Nous avons vu plus haut l'histoire de Nivo, seigneur de l'île Bissargia ou Guernesei (Guernesey) au temps de saint Magloire. Cette île, au IXème siècle, était encore possédée par un seul tiern breton, dont on ne nous dit pas le nom, mais dont on vante la richesse et l'importance [Note : « Quidam home satis opulentus Bissargiam insulam, Sargiae vicinam. hereditario jure tenebat ». Et plus loin on l'appelle « tantus vif » : « Ne tanti viri filius vel ad modicum tristaretur »]. Ce seigneur, dans sa dernière maladie, avait commandé qu'on l'enterrât dans le monastère de Serk ; pour avoir l'autorisation des moines et obtenir leurs prières, il leur avait laissé de riches présents, qui furent remis en effet au monastère, le jour des funérailles, par ses frères et ses amis, entre autres : son coursier tout caparaçonné, son baudrier d'or, ses éperons d'or, son glaive et ses bijoux.

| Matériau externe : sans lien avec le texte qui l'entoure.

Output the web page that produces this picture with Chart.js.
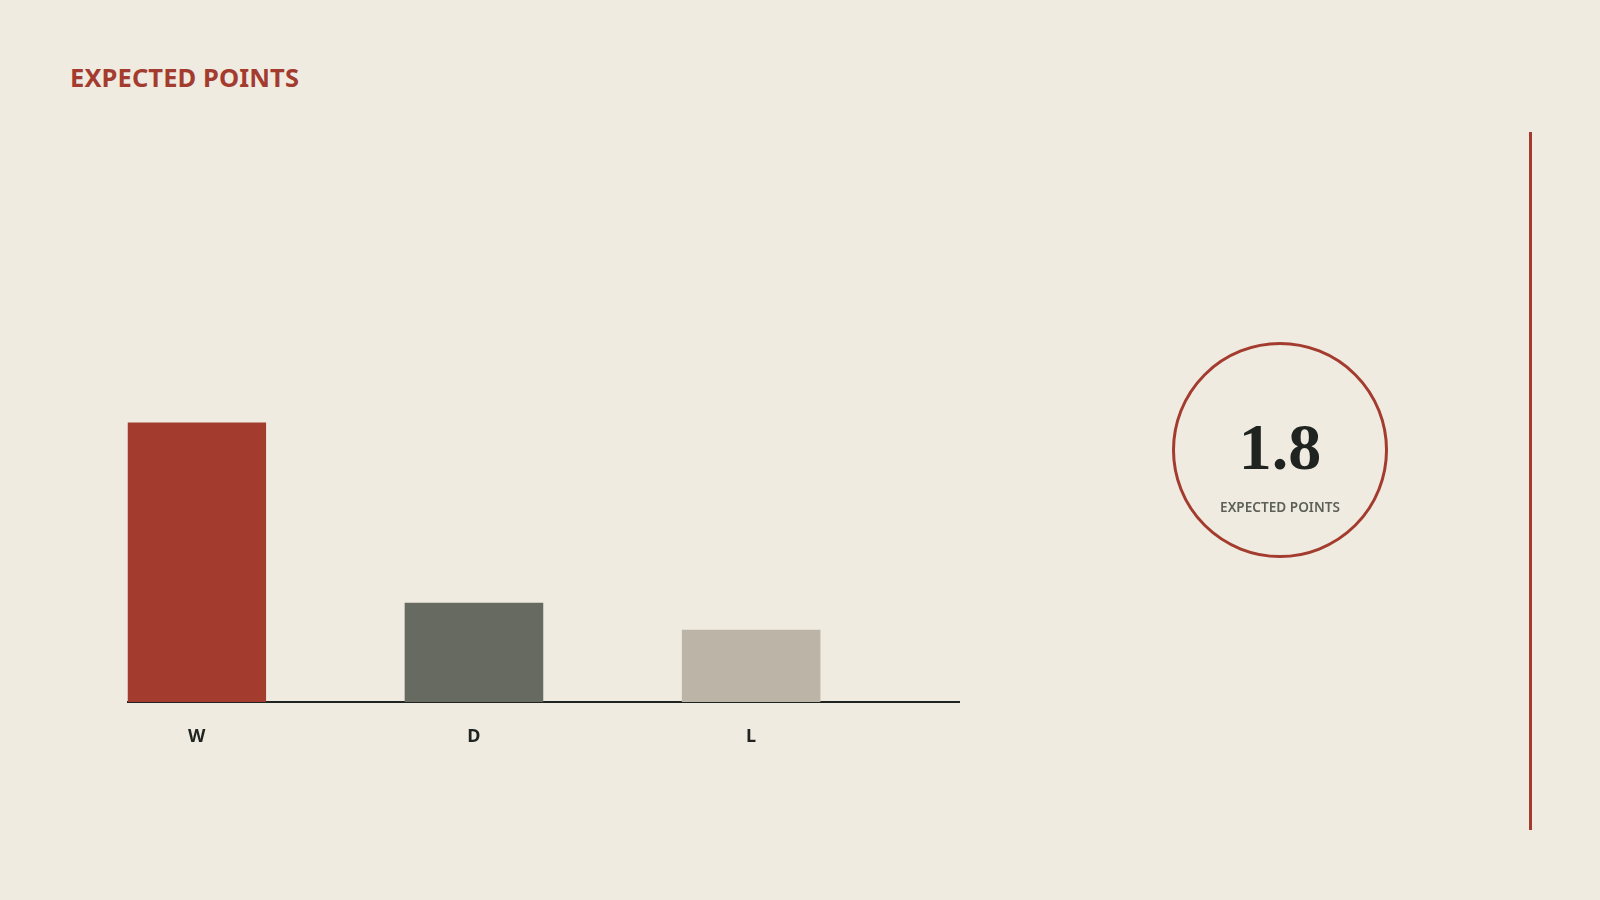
<!DOCTYPE html>
<html>
<head>
<meta charset="utf-8">
<script src="https://cdn.jsdelivr.net/npm/chart.js@4.4.1/dist/chart.umd.min.js"></script>
<style>
  html, body { margin: 0; padding: 0; background: #f0ebe1; }
  #page { position: relative; width: 1600px; height: 900px; overflow: hidden; background: #f0ebe1; }
  #chartBox { position: absolute; left: 0; top: 0; width: 1600px; height: 900px; }
  .title { position: absolute; left: 70px; top: 60px; font-family: "Noto Sans", sans-serif; font-weight: 700;
           font-size: 25.5px; color: #a33c2f; letter-spacing: 0.1px; }
  .ring { position: absolute; left: 1172px; top: 342px; width: 216px; height: 216px; border: 3px solid #a33c2f;
          border-radius: 50%; box-sizing: border-box; }
  .big { position: absolute; left: 1180px; width: 200px; top: 414px; text-align: center;
         font-family: "Liberation Serif", serif; font-weight: 700; font-size: 66px; line-height: 66px; color: #1f2420; }
  .small { position: absolute; left: 1180px; width: 200px; top: 497px; text-align: center;
           font-family: "Noto Sans", sans-serif; font-weight: 600; font-size: 13.6px; color: #5d6058; }
  .rule { position: absolute; left: 1529px; top: 132px; width: 3px; height: 698px; background: #a33c2f; }
</style>
</head>
<body>
<div id="page">
  <div class="title">EXPECTED POINTS</div>
  <div id="chartBox"><canvas id="outcomeChart"></canvas></div>
  <div class="ring"></div>
  <div class="big" id="xpValue"></div>
  <div class="small">EXPECTED POINTS</div>
  <div class="rule"></div>
</div>
<script>
// match outcome probabilities
const outcomes = ['W', 'D', 'L'];
const probabilities = [0.62, 0.22, 0.16];
const outcomeColors = ['#a33c2f', '#676a60', '#bbb4a7'];
const expectedPoints = 1.8;

// bars sit on the left half of each slot
const slotShift = 0.25;

document.getElementById('xpValue').textContent = expectedPoints.toFixed(1);

const ctx = document.getElementById('outcomeChart').getContext('2d');

new Chart(ctx, {
  type: 'bar',
  data: {
    datasets: [{
      data: probabilities.map((p, i) => ({ x: i + slotShift, y: p })),
      backgroundColor: outcomeColors,
      borderWidth: 0,
      barPercentage: 0.5,
      categoryPercentage: 1
    }]
  },
  options: {
    responsive: true,
    maintainAspectRatio: false,
    animation: false,
    layout: { padding: { left: 127.5, right: 641, top: 251, bottom: 138 } },
    plugins: {
      legend: { display: false },
      tooltip: { enabled: false }
    },
    scales: {
      x: {
        type: 'linear',
        min: 0,
        max: outcomes.length,
        offset: false,
        grid: { display: false, drawTicks: false },
        border: { display: true, color: '#1f2420', width: 2 },
        afterBuildTicks: (scale) => {
          scale.ticks = outcomes.map((o, i) => ({ value: i + slotShift }));
        },
        afterFit: (scale) => { scale.height = 60; },
        ticks: {
          autoSkip: false,
          maxRotation: 0,
          padding: 24,
          color: '#1f2420',
          font: { family: 'Noto Sans', size: 18, weight: '700' },
          callback: (value) => outcomes[Math.round(value - slotShift)]
        }
      },
      y: {
        display: false,
        min: 0,
        max: 1
      }
    }
  }
});
</script>
</body>
</html>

Son fils, qui guerroyait ou tout au moins voyageait au loin, ne revint qu'après l'enterrement. Il manifesta le désir de reprendre, en les bien payant, les pièces d'armure et de parure données aux moines par son père. Ceux-ci, pour ne pas mécontenter cet homme puissant, y consentirent. Il vint au monastère, bien accompagné. On lui remit la riche offrande paternelle ; aussitôt il s'en saisit, la fit enlever par ses serviteurs, puis détala au triple galop sans rien payer, riant de grand coeur du bon tour qu'il venait de jouer aux moines. Ceux-ci firent sonner leurs cloches et coururent à la tombe de saint Magloire, le suppliant de punir le brigand. Le saint n'y manqua pas ; et tandis que le drôle poussait son cheval à fond de train, il lui lança, dit notre texte, un coup de sa crosse au beau milieu du front, qui nécessairement renversa le cavalier, et les suites de cette chute le mirent bientôt à l'article de la mort. Il rendit alors, ainsi châtié, tout ce qu'il avait pris, y ajouta même d'autres présents. Mais l'hagiographe, qui semble avoir vu cette scène et garde encore rancune au voleur, n'est pas sûr qu'il obtint miséricorde (extrait des notes d'Arthur de la Borderie).